Market Overview 


The past 12 months has seen the global workforce forced to change it’s working practices drastically. These contingency plans are now the future of how asset managers will engage with their workforce as it has shown both productivity at work and a work-life balance can go hand-in-hand. There was a sense of apprehension about how 2021 would begin, with a lot of hiring being out on hold for the vast majority of 2020 and only ‘business-critical’ hires/projects being signed off. However, Bruin’s Project Change and Technology team have been inundated with new roles from the buy-side looking to scale up their change and transformation functions. The second half of 2020 saw that businesses were able to get people onboarded remotely, and this approach remains across the market and recruitment is no longer frozen.


The delay of changes to IR35 may have given some respite to contractors last year, but it has heavily impacted how the buy-side are engaging with temporary resources moving forward. Many contractors have been asked to either go permanent or switch to an inside IR35 contract or take a fixed term contract. We’ve seen the majority of our clients opt for fixed term contracts, giving people the financial benefits of permanent employment for a set number of months, replacing the traditional day rate method. Traditionally, FTCs weren’t seen as attractive, but clients have been forced to increase the salaries being offered to attract contractors.


Within the Projects & Change space specifically we have noted that strategic or transformation initiatives have been the main focus during the first quarter, with a high demand for change professionals with Target Operating Model design and business process mapping experience. With new digital working practices, the way asset managers deliver change is more important, so TOM design and implementation is at the forefront of any strategic change piece of work. Regulatory programmes still dominate the financial services market with LIBOR projects due to be delivered this year. We are also seeing high demand in Project Managers and Business Analysts with ESG experience, as asset manager adapt to their clients demands of more visibility around where their money is being invested.


2021 has also seen buy-side vendors increasing their product offering in data management and analytics. Many of the big players in the market are offering front to back solutions either developing new tools or acquiring smaller vendors into their own product suite. This is so that asset managers can have a trading platform that enables them to better use the data they have and make more accurate trading decisions.


Technology transformation has been ever-present, with the buy-side increasingly trying to engage with their clients and customers through more digital mediums. The building of new websites, client portals and digital marketing are big themes as traditional fund managers aim to keep up with the more technologically advanced in the market. The majority of our clients are moving from on-prem to cloud with a high demand for people who have managed or worked on migrations.


We’ve seen a number of senior leadership roles throughout Q1, with asset managers looking for candidates to manage different change and technology functions. Due to a number of big projects being put on the backburners last year, and candidates reluctance to move, many of these big hires are now given the greenlight, such as Heads of Change, Programme Directors, Heads of Development and Technical Leadership. Many clients are looking for technical leaders to help build bespoke, in-house platforms that will reduce asset managers reliance on vendor tools.



Our prediction for the rest of the year is that the recruitment market across the buy-side will remain buoyant.
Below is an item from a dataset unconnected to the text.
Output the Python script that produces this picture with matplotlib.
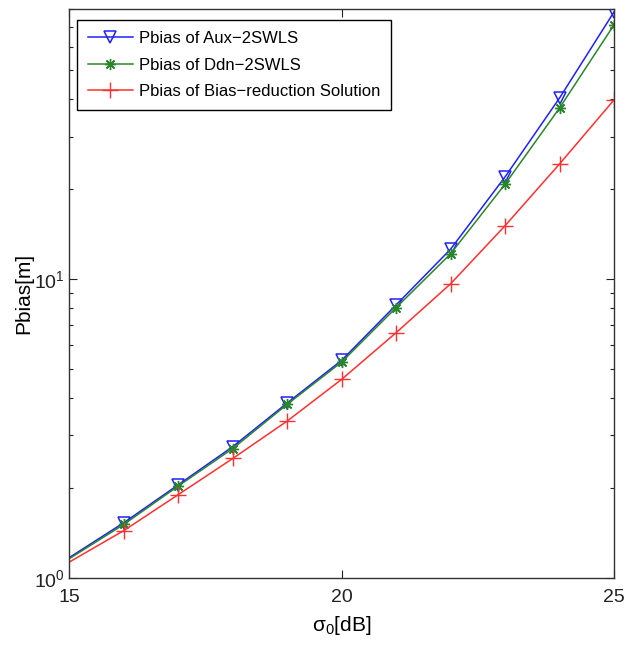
import matplotlib
matplotlib.use('Agg')
import matplotlib.pyplot as plt
from matplotlib.ticker import LogLocator, NullFormatter, FixedLocator

plt.rcParams['font.family'] = ['Liberation Sans', 'DejaVu Sans']
plt.rcParams['mathtext.fontset'] = 'custom'
plt.rcParams['mathtext.rm'] = 'Liberation Sans'
plt.rcParams['mathtext.it'] = 'Liberation Sans:italic'

# Data
sigma = [15, 16, 17, 18, 19, 20, 21, 22, 23, 24, 25]
pbias_aux = [1.17, 1.53, 2.05, 2.75, 3.85, 5.35, 8.2, 12.6, 22.0, 40.4, 78.4]
pbias_ddn = [1.16, 1.51, 2.03, 2.71, 3.81, 5.28, 8.03, 12.16, 20.8, 37.4, 71.0]
pbias_br = [1.13, 1.44, 1.9, 2.51, 3.35, 4.62, 6.62, 9.65, 15.1, 24.3, 39.8]

labels = ['Pbias of Aux\u22122SWLS', 'Pbias of Ddn\u22122SWLS',
          'Pbias of Bias\u2212reduction Solution']

fig = plt.figure(figsize=(6.36, 6.45), dpi=100)
ax = fig.add_axes([0.109, 0.104, 0.8565, 0.8816])

mk = slice(1, None)
ax.plot(sigma, pbias_aux, color='#2020ff', lw=1.1, marker='v', ms=9,
        mfc='none', mec='#2020ff', mew=1.1, markevery=mk, label=labels[0])
ax.plot(sigma, pbias_ddn, color='#2a862a', lw=1.1, marker=(8, 2, 0), ms=8,
        mec='#2a862a', mew=1.0, markevery=mk, label=labels[1])
ax.plot(sigma, pbias_br, color='#ff3030', lw=1.1, marker='+', ms=11,
        mec='#ff3030', mew=1.0, markevery=mk, label=labels[2])

ax.set_yscale('log')
ax.set_xlim(15, 25)
ax.set_ylim(1, 80)
ax.xaxis.set_major_locator(FixedLocator([15, 20, 25]))
ax.yaxis.set_major_locator(LogLocator(base=10))
ax.yaxis.set_minor_locator(LogLocator(base=10, subs=range(2, 10)))
ax.yaxis.set_minor_formatter(NullFormatter())

ax.tick_params(which='both', direction='in', top=True, right=True,
               labelsize=14, colors='#222222')
ax.tick_params(axis='x', which='major', pad=8)
ax.tick_params(axis='y', which='major', pad=3)
ax.tick_params(which='major', length=6, width=0.8)
ax.tick_params(which='minor', length=3, width=0.8)
for s in ax.spines.values():
    s.set_color('#333333')
    s.set_linewidth(1.0)

ax.set_xlabel('\u03c3$_0$[dB]', fontsize=15)
ax.set_ylabel('Pbias[m]', fontsize=15)
ax.xaxis.set_label_coords(0.5, -0.064)
ax.yaxis.set_label_coords(-0.066, 0.5)

leg = ax.legend(loc='upper left', fontsize=12, fancybox=False, framealpha=1,
                edgecolor='black', handlelength=2.7, borderpad=0.65,
                labelspacing=0.7, handletextpad=0.35, borderaxespad=0,
                bbox_to_anchor=(0.014, 0.981))
leg.get_frame().set_linewidth(1.0)

fig.savefig('out.png', dpi=100)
The changes in IR35 mean that some of the contractors that are still weighing up their options will be forced to choose as the deadline approaches. There will be a large saturation in the market, with many contractors finishing at the end of March. With more strong candidates to choose from, clients will be more picky when it comes to selecting candidates and we have seen that this has slightly lengthened interview processes.


The same demand for regulatory change professionals will remain, as new asset managers continue to operate in a heavily regulated market. The same is said for technologists, with financial services companies increasing their offering to a new generation of investor who operate in the modern digital world. The impetuous on building in-house software as opposed to buying third party will only increase the need for software engineers across financial services.